安城家の舞踏會

我が街も映画館が無くなったが、今日の購読紙は“ミニシアターの哀歌”を伝える。デジタル映写装置を備えたシネコンに圧倒されて居るのだ。携帯電話がスマホに負ける現在と似ている。配給会社がフィルム方式では採算が合わなくなったらしい。今や此の映画が封切られた頃の風景も伝説となるか。
登校途中に映画館が在った。毎週代わる上映作品の都度、油絵で描かれた看板も替わる。吉村公三郎監督が同年に撮った「象を喰った連中」の看板を妙に覚えている。街頭の目立った軒先にはポスターが貼られる。映画はモノクロだが派手なカラーで。

この映画も内容は派手だ。ゴヤの有名な裸のマヤが鎮座する安城伯爵家。祖父の肖像も子孫を見下ろしている。一般家庭は高嶺の花だった4枚羽根の黒色扇風機。ざあます調の言葉。モンペ姿も2年経つと斯くも変貌するかと驚く衣裳。
ただ、これは決して、新しい世に立ち向かおうとする原節子のプラス思考を貶すものでないことだけは断っておく。寧ろこれこそこの作品の命とは思う。

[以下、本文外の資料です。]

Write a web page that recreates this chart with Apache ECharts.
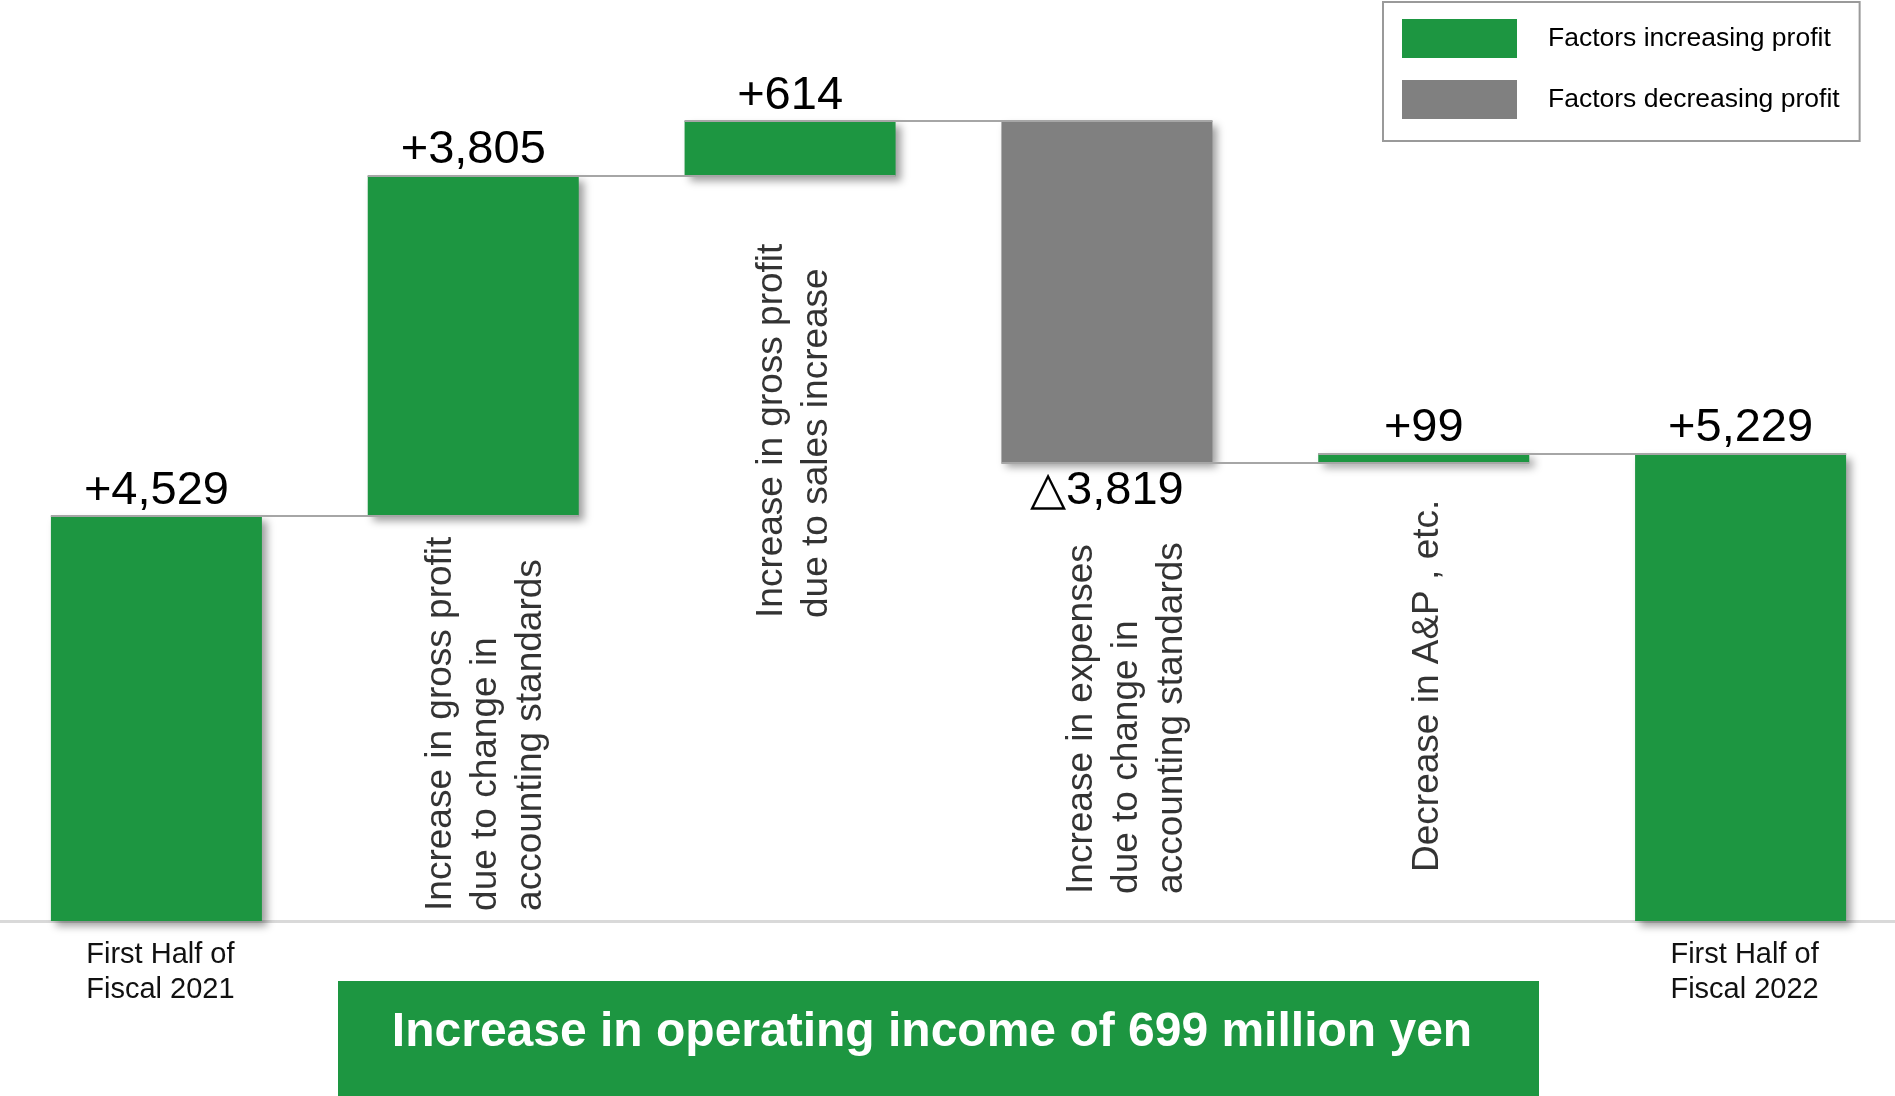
<!DOCTYPE html>
<html>
<head>
<meta charset="utf-8">
<title>Operating income bridge</title>
<script src="https://cdn.jsdelivr.net/npm/echarts@6/dist/echarts.min.js"></script>
<style>
  html, body { margin: 0; padding: 0; background: #ffffff; }
  #chart { width: 1895px; height: 1096px; }
</style>
</head>
<body>
<div id="chart"></div>
<script>
// ---- data (million yen) ----
const categories = [
  'First Half of\nFiscal 2021',
  'Increase in gross profit\ndue to change in\naccounting standards',
  'Increase in gross profit\ndue to sales increase',
  'Increase in expenses\ndue to change in\naccounting standards',
  'Decrease in A&P , etc.',
  'First Half of\nFiscal 2022'
];
const changes = [4529, 3805, 614, -3819, 99, 5229];
const isTotal = [true, false, false, false, false, true];
const seriesNames = ['Factors increasing profit', 'Factors decreasing profit'];
const summaryText = 'Increase in operating income of 699 million yen';

// ---- layout ----
const FONT = '"Liberation Sans", Arial, Helvetica, sans-serif';
const GREEN = '#1d9641';
const GREY = '#808080';
// where the rotated factor captions start (value units) and their sideways nudge (px)
const captionBase = { 1: 107, 2: 3384, 3: 297, 4: 543 };
const captionShift = { 1: 13, 2: 5, 3: 20, 4: 5 };
const BAR_FRAC = 2 / 3;   // bar width as a share of the category band

// ---- waterfall stacks ----
const base = [], up = [], down = [], levels = [];
let running = 0;
changes.forEach((v, i) => {
  if (isTotal[i]) {
    base.push(0); up.push(v); down.push('-');
    running = v;
  } else if (v >= 0) {
    base.push(running); up.push(v); down.push('-');
    running += v;
  } else {
    base.push(running + v); up.push('-'); down.push(-v);
    running += v;
  }
  levels.push(running);
});

const fmt = n => Math.abs(n).toLocaleString('en-US');

// connector lines between neighbouring bars at the running total
const half = BAR_FRAC / 2;
const connectors = [];
for (let i = 0; i < categories.length - 1; i++) {
  connectors.push({ coords: [[i + 0.5 - half, levels[i]], [i + 1.5 + half, levels[i]]] });
}

// captions are rotated 90deg, so a sideways nudge is the label's local y offset
const captionData = Object.keys(captionBase).map(k => ({
  value: [Number(k), captionBase[k]],
  label: { offset: [0, captionShift[k]] }
}));

const barShadow = {
  shadowColor: 'rgba(0,0,0,0.38)',
  shadowBlur: 8,
  shadowOffsetX: 5,
  shadowOffsetY: 5
};

const valueLabel = {
  show: true,
  fontFamily: FONT,
  fontSize: 47,
  color: '#000'
};

const chart = echarts.init(document.getElementById('chart'), null, { renderer: 'canvas' });

chart.setOption({
  backgroundColor: '#ffffff',
  animation: false,
  textStyle: { fontFamily: FONT },
  grid: {
    left: -2, width: 1901, top: 27, bottom: 175,
    containLabel: false, outerBoundsMode: 'none'
  },
  legend: {
    data: seriesNames,
    orient: 'vertical',
    left: 1383,
    top: 2,
    padding: [17, 20, 22, 19],
    itemGap: 22,
    itemWidth: 115,
    itemHeight: 39,
    icon: 'rect',
    borderColor: '#9a9a9a',
    borderWidth: 2,
    backgroundColor: '#ffffff',
    itemStyle: { shadowBlur: 0, shadowOffsetX: 0, shadowOffsetY: 0, shadowColor: 'transparent' },
    textStyle: { fontFamily: FONT, fontSize: 26.5, color: '#000', padding: [2, 0, 0, 26] }
  },
  xAxis: [
    {
      type: 'category',
      data: categories,
      axisLine: { show: true, lineStyle: { color: '#d9d9d9', width: 3 } },
      axisTick: { show: false },
      axisLabel: {
        interval: 0,
        margin: 16,
        padding: [0, 0, 0, 8],
        fontFamily: FONT,
        fontSize: 29,
        lineHeight: 35,
        color: '#111',
        formatter: (val, idx) => (isTotal[idx] ? val : '')
      }
    },
    { type: 'value', min: 0, max: categories.length, show: false }
  ],
  yAxis: { type: 'value', min: 0, max: 10000, show: false },
  series: [
    {
      name: 'base',
      type: 'bar',
      stack: 'flow',
      barWidth: 211,
      silent: true,
      itemStyle: { color: 'transparent' },
      data: base
    },
    {
      name: seriesNames[0],
      type: 'bar',
      stack: 'flow',
      barWidth: 211,
      itemStyle: Object.assign({ color: GREEN }, barShadow),
      label: Object.assign({}, valueLabel, {
        position: 'top',
        distance: 2,
        formatter: p => '+' + fmt(p.value)
      }),
      data: up
    },
    {
      name: seriesNames[1],
      type: 'bar',
      stack: 'flow',
      barWidth: 211,
      itemStyle: Object.assign({ color: GREY }, barShadow),
      label: Object.assign({}, valueLabel, {
        position: 'bottom',
        distance: 5,
        formatter: p => '\u25B3' + fmt(p.value)
      }),
      data: down
    },
    {
      type: 'lines',
      coordinateSystem: 'cartesian2d',
      xAxisIndex: 1,
      yAxisIndex: 0,
      silent: true,
      z: 5,
      lineStyle: { color: '#a6a6a6', width: 2, opacity: 1, type: 'solid' },
      data: connectors
    },
    {
      type: 'scatter',
      xAxisIndex: 0,
      yAxisIndex: 0,
      symbolSize: 1,
      itemStyle: { color: 'transparent' },
      silent: true,
      z: 6,
      label: {
        show: true,
        position: [0, 0],
        rotate: 90,
        align: 'left',
        verticalAlign: 'middle',
        fontFamily: FONT,
        fontSize: 37,
        lineHeight: 45,
        color: '#000',
        formatter: p => categories[p.value[0]]
      },
      data: captionData
    }
  ],
  graphic: [
    {
      type: 'rect',
      left: 338,
      top: 981,
      shape: { width: 1201, height: 115 },
      style: { fill: GREEN },
      silent: true
    },
    {
      type: 'text',
      x: 932,
      y: 1033,
      style: {
        text: summaryText,
        fill: '#ffffff',
        fontFamily: FONT,
        fontSize: 48,
        fontWeight: 'bold',
        align: 'center',
        verticalAlign: 'middle'
      },
      silent: true
    }
  ]
});
</script>
</body>
</html>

兎にも角にも、豪華な料理は「兄とその妹」のそれだ。こんな上流社会が滅亡する時だった。開かれる最後の舞踏会。外国原作ものにありがちな日本舞台の違和感はある。周知の通り、アントン・チェーホフの戯曲「桜の園」が下地だからやむを得ない。
それを消し去るのは、「山猫」を想起するヴィスコンティの滅びの美学に通じる無常観。右肩下がりの構図など新鮮な撮影の中に、時の流れを描ききりあっぱれとは思う。だがその裏面で、新川や遠山の姿に思わず思い出すのは当時の闇市。

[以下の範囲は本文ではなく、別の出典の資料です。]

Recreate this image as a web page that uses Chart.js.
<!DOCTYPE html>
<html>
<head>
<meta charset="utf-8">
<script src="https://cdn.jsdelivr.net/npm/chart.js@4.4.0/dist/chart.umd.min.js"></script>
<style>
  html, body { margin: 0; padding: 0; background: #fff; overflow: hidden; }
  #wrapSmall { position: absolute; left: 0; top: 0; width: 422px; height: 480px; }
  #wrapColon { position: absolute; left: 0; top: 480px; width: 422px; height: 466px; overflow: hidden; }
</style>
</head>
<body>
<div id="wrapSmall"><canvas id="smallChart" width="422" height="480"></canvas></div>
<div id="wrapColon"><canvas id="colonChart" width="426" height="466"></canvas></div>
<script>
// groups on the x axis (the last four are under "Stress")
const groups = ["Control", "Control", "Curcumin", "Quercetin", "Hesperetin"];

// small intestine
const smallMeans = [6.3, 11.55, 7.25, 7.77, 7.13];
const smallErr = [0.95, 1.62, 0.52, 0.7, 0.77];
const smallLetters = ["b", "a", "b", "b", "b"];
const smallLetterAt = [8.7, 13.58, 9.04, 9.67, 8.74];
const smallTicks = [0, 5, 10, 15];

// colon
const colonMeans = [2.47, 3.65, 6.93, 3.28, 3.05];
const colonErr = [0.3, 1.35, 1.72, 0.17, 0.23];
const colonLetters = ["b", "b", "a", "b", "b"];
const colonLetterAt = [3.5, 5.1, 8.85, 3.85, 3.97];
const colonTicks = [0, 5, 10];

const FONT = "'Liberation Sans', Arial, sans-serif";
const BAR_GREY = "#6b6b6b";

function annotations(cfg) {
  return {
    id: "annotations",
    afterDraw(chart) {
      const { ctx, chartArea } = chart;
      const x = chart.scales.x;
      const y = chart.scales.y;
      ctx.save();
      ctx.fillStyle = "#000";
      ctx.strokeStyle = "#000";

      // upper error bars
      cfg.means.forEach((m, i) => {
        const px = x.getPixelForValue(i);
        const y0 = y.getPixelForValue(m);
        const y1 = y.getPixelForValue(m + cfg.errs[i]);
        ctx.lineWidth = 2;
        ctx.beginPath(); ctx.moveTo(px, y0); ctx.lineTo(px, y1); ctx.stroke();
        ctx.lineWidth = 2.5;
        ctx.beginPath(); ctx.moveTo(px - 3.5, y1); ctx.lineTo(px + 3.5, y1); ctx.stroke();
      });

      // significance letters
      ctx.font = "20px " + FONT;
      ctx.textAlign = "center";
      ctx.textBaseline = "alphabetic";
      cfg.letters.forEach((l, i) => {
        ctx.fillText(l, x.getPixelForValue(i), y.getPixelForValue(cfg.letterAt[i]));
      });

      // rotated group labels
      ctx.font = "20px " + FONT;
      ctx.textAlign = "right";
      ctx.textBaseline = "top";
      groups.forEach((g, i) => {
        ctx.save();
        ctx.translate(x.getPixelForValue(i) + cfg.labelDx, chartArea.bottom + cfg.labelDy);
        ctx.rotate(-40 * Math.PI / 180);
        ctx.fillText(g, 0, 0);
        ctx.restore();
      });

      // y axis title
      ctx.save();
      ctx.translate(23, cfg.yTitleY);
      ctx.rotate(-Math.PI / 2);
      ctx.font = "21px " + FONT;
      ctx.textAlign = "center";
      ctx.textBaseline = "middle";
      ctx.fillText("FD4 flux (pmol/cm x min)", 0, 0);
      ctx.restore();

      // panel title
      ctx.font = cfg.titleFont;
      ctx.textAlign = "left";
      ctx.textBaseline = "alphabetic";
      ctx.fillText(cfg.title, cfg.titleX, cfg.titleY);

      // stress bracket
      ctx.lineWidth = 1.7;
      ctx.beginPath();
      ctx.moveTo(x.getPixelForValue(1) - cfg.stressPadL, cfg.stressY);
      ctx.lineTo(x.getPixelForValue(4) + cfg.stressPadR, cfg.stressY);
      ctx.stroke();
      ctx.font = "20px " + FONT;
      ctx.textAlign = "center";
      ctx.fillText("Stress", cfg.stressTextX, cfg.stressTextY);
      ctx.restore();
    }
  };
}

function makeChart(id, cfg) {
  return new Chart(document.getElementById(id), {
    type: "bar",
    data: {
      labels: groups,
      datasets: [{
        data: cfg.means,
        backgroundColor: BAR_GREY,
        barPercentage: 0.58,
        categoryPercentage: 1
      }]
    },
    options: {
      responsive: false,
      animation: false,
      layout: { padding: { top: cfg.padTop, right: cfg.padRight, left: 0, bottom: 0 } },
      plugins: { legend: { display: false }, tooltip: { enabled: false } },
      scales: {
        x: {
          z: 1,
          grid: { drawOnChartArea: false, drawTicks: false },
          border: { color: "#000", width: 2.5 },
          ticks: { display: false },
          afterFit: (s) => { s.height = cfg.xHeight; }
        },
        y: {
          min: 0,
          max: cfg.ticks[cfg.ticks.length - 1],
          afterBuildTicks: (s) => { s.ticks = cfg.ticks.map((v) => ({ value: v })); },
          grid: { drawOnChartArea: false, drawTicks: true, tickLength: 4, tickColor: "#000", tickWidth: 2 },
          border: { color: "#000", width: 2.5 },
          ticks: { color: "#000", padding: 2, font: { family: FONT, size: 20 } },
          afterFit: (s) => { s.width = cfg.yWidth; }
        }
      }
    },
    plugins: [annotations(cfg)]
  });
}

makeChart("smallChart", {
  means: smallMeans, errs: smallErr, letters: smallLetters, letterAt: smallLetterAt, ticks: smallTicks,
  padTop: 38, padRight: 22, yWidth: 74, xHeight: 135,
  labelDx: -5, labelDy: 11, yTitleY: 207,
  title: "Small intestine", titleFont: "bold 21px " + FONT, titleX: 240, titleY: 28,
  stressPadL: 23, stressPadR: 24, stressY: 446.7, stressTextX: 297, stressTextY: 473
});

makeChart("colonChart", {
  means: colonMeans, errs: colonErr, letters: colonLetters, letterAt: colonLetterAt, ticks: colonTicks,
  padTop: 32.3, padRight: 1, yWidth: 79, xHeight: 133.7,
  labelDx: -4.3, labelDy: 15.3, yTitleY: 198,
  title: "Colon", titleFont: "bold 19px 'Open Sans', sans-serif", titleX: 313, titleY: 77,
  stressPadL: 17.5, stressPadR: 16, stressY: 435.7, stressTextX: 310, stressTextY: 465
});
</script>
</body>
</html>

同じ年に公開された「素晴らしき日曜日」に共振する私にとっては、赤裸々な戦後の傷跡が一切垣間見られぬこの映画は、作品価値は認めでも好きにはなれない。この映画から数年絶ってもまだ「貧乏人は麦を食え」という総理が居たというのに。戦前から食べ続けてきた私たちに向かって。

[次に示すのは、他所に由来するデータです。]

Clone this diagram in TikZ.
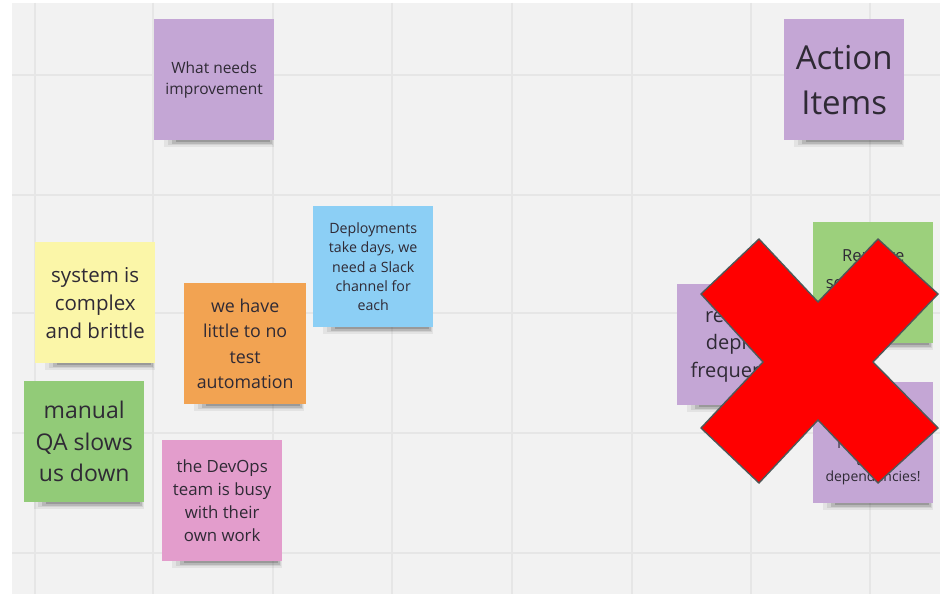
\documentclass[tikz,border=0pt]{standalone}
\usepackage{fontspec}
\setmainfont{Open Sans}
\definecolor{bgc}{HTML}{F2F2F2}
\definecolor{gridc}{HTML}{E6E6E6}
\definecolor{purp}{HTML}{C4A6D5}
\definecolor{bluec}{HTML}{8CCFF5}
\definecolor{yell}{HTML}{FBF6A8}
\definecolor{oran}{HTML}{F2A352}
\definecolor{grn}{HTML}{92CB78}
\definecolor{grnb}{HTML}{9CD07C}
\definecolor{pink}{HTML}{E39DCC}
\definecolor{txt}{HTML}{2F2A35}
\definecolor{xedge}{HTML}{4F5858}
\tikzset{
  note/.style={anchor=north west, inner sep=0pt, align=center, text=txt,
    minimum width=120pt, minimum height=121pt},
  fs/.style 2 args={font={\fontsize{#1}{#2}\selectfont}},
  gridline/.style={draw=gridc, line width=1.1pt},
  xmark/.style={fill=red, draw=xedge, line width=1.4pt, line join=miter},
}
\newcommand\notesh[2]{%
  \fill[black,opacity=.06] (#1+10,#2+118) rectangle (#1+120,#2+128);
  \fill[black,opacity=.08] (#1+14,#2+119) rectangle (#1+119,#2+126);
  \fill[black,opacity=.12] (#1+18,#2+120) rectangle (#1+118,#2+124.5);
  \fill[black,opacity=.16] (#1+22,#2+120) rectangle (#1+116,#2+123);
}
\begin{document}
\begin{tikzpicture}[x=1pt,y=-1pt]
\useasboundingbox (0,0) rectangle (940,594);
\fill[white] (0,0) rectangle (940,594);
\fill[bgc] (12,3) rectangle (940,594);
% grid
\foreach \gx in {35,153,273,392,512,632,751,870}
  \draw[gridline] (\gx,3) -- (\gx,594);
\foreach \gy in {75,195,313,433,553}
  \draw[gridline] (12,\gy) -- (940,\gy);
% shadows
\notesh{154}{19}
\notesh{784}{19}
\notesh{313}{206}
\notesh{35}{242}
\notesh{184}{283}
\notesh{24}{381}
\notesh{162}{440}
\notesh{677}{284}
\notesh{813}{222}
\notesh{813}{382}
% notes
\node[note, fill=purp, fs={15.5}{21}] (wn) at (154,19)
  {What needs\\improvement};
\node[note, fill=purp, fs={33}{45}] (ai) at (784,19)
  {Action\\Items};
\node[note, fill=bluec, fs={14.2}{19.3}] (dp) at (313,206)
  {Deployments\\take days, we\\need a Slack\\channel for\\each};
\node[note, fill=yell, fs={20.5}{28}] (sy) at (35,242)
  {system is\\complex\\and brittle};
\node[note, fill=oran, minimum width=122pt, fs={17.8}{25.3}] (or) at (184,283)
  {we have\\little to no\\test\\automation};
\node[note, fill=grn, fs={23}{31.5}] (mq) at (24,381)
  {manual\\QA slows\\us down};
\node[note, fill=pink, fs={16.8}{23}] (dv) at (162,440)
  {the DevOps\\team is busy\\with their\\own work};
\node[note, fill=purp, fs={20}{27.5}] (rd) at (677,284)
  {reduce\\deploy\\frequency};
\node[note, fill=grnb, fs={16.6}{27}] (rm) at (813,222)
  {Remove\\separate QA\\team};
\node[note, fill=purp] (de) at (813,382) {};
\node[align=center, text=txt, inner sep=0pt, fs={14}{16.6}] (det) at (873,461.5)
  {reduce our\\team\\dependencies!};
% red cross
\draw[xmark] (759,239) -- (818,302) -- (878,239) -- (938,294) -- (873,362)
  -- (938,428) -- (878,483) -- (818,420) -- (759,483) -- (701,428)
  -- (763,362) -- (701,294) -- cycle;
\end{tikzpicture}
\end{document}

何せこんな時代にピストルまで登場するのだから。当時を生きてきた私には青天の霹靂。こんな貴族社会は滅びて当然。
当時の日記帳4月27日は戦後初の衆議院議員選挙の結果が。5月1日には、フィリピンで戦死した叔父の法要を記す。
追伸:
私事で感情に走って終い陳謝。
【私の評価】その意欲は充分感じ取れる佳作。
【私の好み度(①好む。②好む方。③普通。④嫌な方。⑤嫌)】→④。
1947年(2012/2/2TV録画観賞=初見).日(松竹)[監督]吉村公三郎[撮影]生方敏夫[音楽]木下忠司[主な出演者★=好演☆=印象]☆滝沢修。☆原節子。森雅之。逢初夢子。清水将夫[上映時間]1時間29分。